What is needed: Line by line, repeat the data below exactly, beginning at the first line and ending at the line with "5, 6, 7, 8, 9];". Omit pictures.

========================================================================

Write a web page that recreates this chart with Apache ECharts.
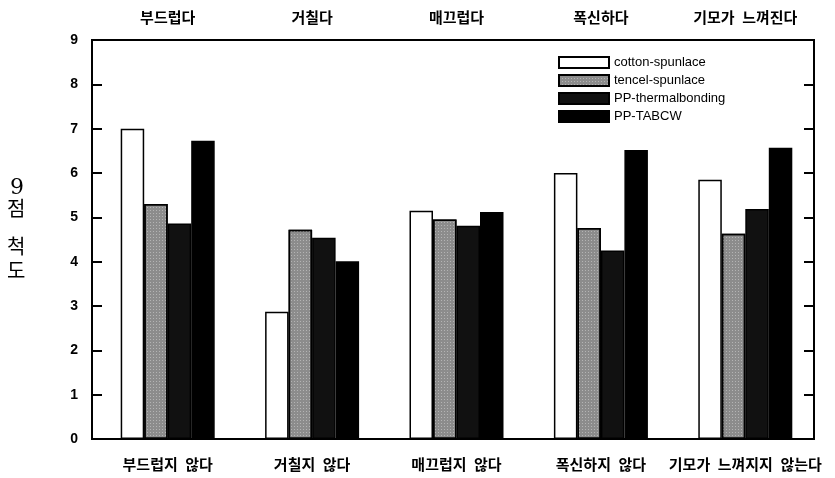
<!DOCTYPE html>
<html>
<head>
<meta charset="utf-8">
<script src="https://cdn.jsdelivr.net/npm/echarts@6/dist/echarts.min.js"></script>
<style>html,body{margin:0;padding:0;background:#fff;}#c{width:835px;height:478px;}</style>
</head>
<body>
<div id="c"></div>
<script>
const bottomCategories = ['부드럽지 않다', '거칠지 않다', '매끄럽지 않다', '폭신하지 않다', '기모가 느껴지지 않는다'];
const topCategories = ['부드럽다', '거칠다', '매끄럽다', '폭신하다', '기모가 느껴진다'];
const seriesNames = ['cotton-spunlace', 'tencel-spunlace', 'PP-thermalbonding', 'PP-TABCW'];
const cottonSpunlace = [7.0, 2.87, 5.15, 6.0, 5.85];
const tencelSpunlace = [5.30, 4.72, 4.95, 4.76, 4.63];
const ppThermalbonding = [4.86, 4.54, 4.81, 4.25, 5.19];
const ppTABCW = [6.73, 4.01, 5.12, 6.52, 6.57];
const yTicks = [0, 1, 2, 3, 4, 5, 6, 7, 8, 9];

const seriesData = [cottonSpunlace, tencelSpunlace, ppThermalbonding, ppTABCW];
const fills = ['#ffffff', '#8c8c8c', '#111111', '#000000'];
const decals = [
  null,
  { symbol: 'rect', symbolSize: 1, color: 'rgba(255,255,255,0.35)', dashArrayX: [1, 2], dashArrayY: [1, 2], rotation: 0 },
  null,
  null
];

const chart = echarts.init(document.getElementById('c'));
const catFont = { fontFamily: 'Noto Sans CJK KR', fontWeight: 'bold', fontSize: 15, color: '#000' };
const wide = v => v.replace(/ /g, '\u2002');

chart.setOption({
  animation: false,
  backgroundColor: '#fff',
  aria: { enabled: false },
  grid: [
    { left: 92, right: 21, top: 40, bottom: 39, show: true, borderColor: '#000', borderWidth: 2, backgroundColor: 'transparent' },
    { left: 95.5, right: 17.5, top: 40, bottom: 39 }
  ],
  legend: {
    orient: 'vertical', left: 553, top: 51,
    icon: 'rect',
    itemWidth: 50, itemHeight: 11, itemGap: 5,
    textStyle: { fontFamily: 'Arial, Liberation Sans', fontSize: 13, color: '#000' },
    data: seriesNames
  },
  xAxis: [
    { gridIndex: 0, type: 'category', data: bottomCategories, show: false },
    { gridIndex: 1, type: 'category', position: 'bottom', data: bottomCategories,
      axisLine: { show: false }, axisTick: { show: false },
      axisLabel: Object.assign({ interval: 0, margin: 18, formatter: wide }, catFont) },
    { gridIndex: 1, type: 'category', position: 'top', data: topCategories,
      axisLine: { show: false }, axisTick: { show: false },
      axisLabel: Object.assign({ interval: 0, margin: 15, formatter: wide }, catFont) }
  ],
  yAxis: [
    { gridIndex: 0, type: 'value', min: yTicks[0], max: yTicks[yTicks.length - 1], interval: 1,
      axisLine: { show: true, lineStyle: { color: '#000', width: 2 } },
      axisTick: { show: true, inside: true, length: 10, lineStyle: { color: '#000', width: 2 } },
      axisLabel: { margin: 14, fontFamily: 'Arial, Liberation Sans', fontWeight: 'bold', fontSize: 14, color: '#000' },
      splitLine: { show: false } },
    { gridIndex: 0, type: 'value', position: 'right', min: yTicks[0], max: yTicks[yTicks.length - 1], interval: 1,
      axisLine: { show: true, lineStyle: { color: '#000', width: 2 } },
      axisTick: { show: true, inside: true, length: 10, lineStyle: { color: '#000', width: 2 } },
      axisLabel: { show: false }, splitLine: { show: false } },
    { gridIndex: 1, type: 'value', min: yTicks[0], max: yTicks[yTicks.length - 1], show: false, splitLine: { show: false } }
  ],
  series: seriesNames.map((name, i) => ({
    name: name,
    type: 'bar',
    xAxisIndex: 1,
    yAxisIndex: 2,
    data: seriesData[i],
    barWidth: 23.5,
    barGap: '0%',
    itemStyle: Object.assign({ color: fills[i], borderColor: '#000', borderWidth: 1.5 }, decals[i] ? { decal: decals[i] } : {})
  })),
  graphic: [
    { type: 'text', left: 10, top: 177, style: { text: '9', font: '22px "DejaVu Serif", serif', fill: '#000' } },
    { type: 'text', left: 7, top: 198, style: { text: '점', font: '20px "Noto Sans CJK KR"', fill: '#000' } },
    { type: 'text', left: 7, top: 236, style: { text: '척', font: '20px "Noto Sans CJK KR"', fill: '#000' } },
    { type: 'text', left: 7, top: 260, style: { text: '도', font: '20px "Noto Sans CJK KR"', fill: '#000' } }
  ]
});
</script>
</body>
</html>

========================================================================

Complete output:
Write a web page that recreates this chart with Apache ECharts.
<!DOCTYPE html>
<html>
<head>
<meta charset="utf-8">
<script src="https://cdn.jsdelivr.net/npm/echarts@6/dist/echarts.min.js"></script>
<style>html,body{margin:0;padding:0;background:#fff;}#c{width:835px;height:478px;}</style>
</head>
<body>
<div id="c"></div>
<script>
const bottomCategories = ['부드럽지 않다', '거칠지 않다', '매끄럽지 않다', '폭신하지 않다', '기모가 느껴지지 않는다'];
const topCategories = ['부드럽다', '거칠다', '매끄럽다', '폭신하다', '기모가 느껴진다'];
const seriesNames = ['cotton-spunlace', 'tencel-spunlace', 'PP-thermalbonding', 'PP-TABCW'];
const cottonSpunlace = [7.0, 2.87, 5.15, 6.0, 5.85];
const tencelSpunlace = [5.30, 4.72, 4.95, 4.76, 4.63];
const ppThermalbonding = [4.86, 4.54, 4.81, 4.25, 5.19];
const ppTABCW = [6.73, 4.01, 5.12, 6.52, 6.57];
const yTicks = [0, 1, 2, 3, 4, 5, 6, 7, 8, 9];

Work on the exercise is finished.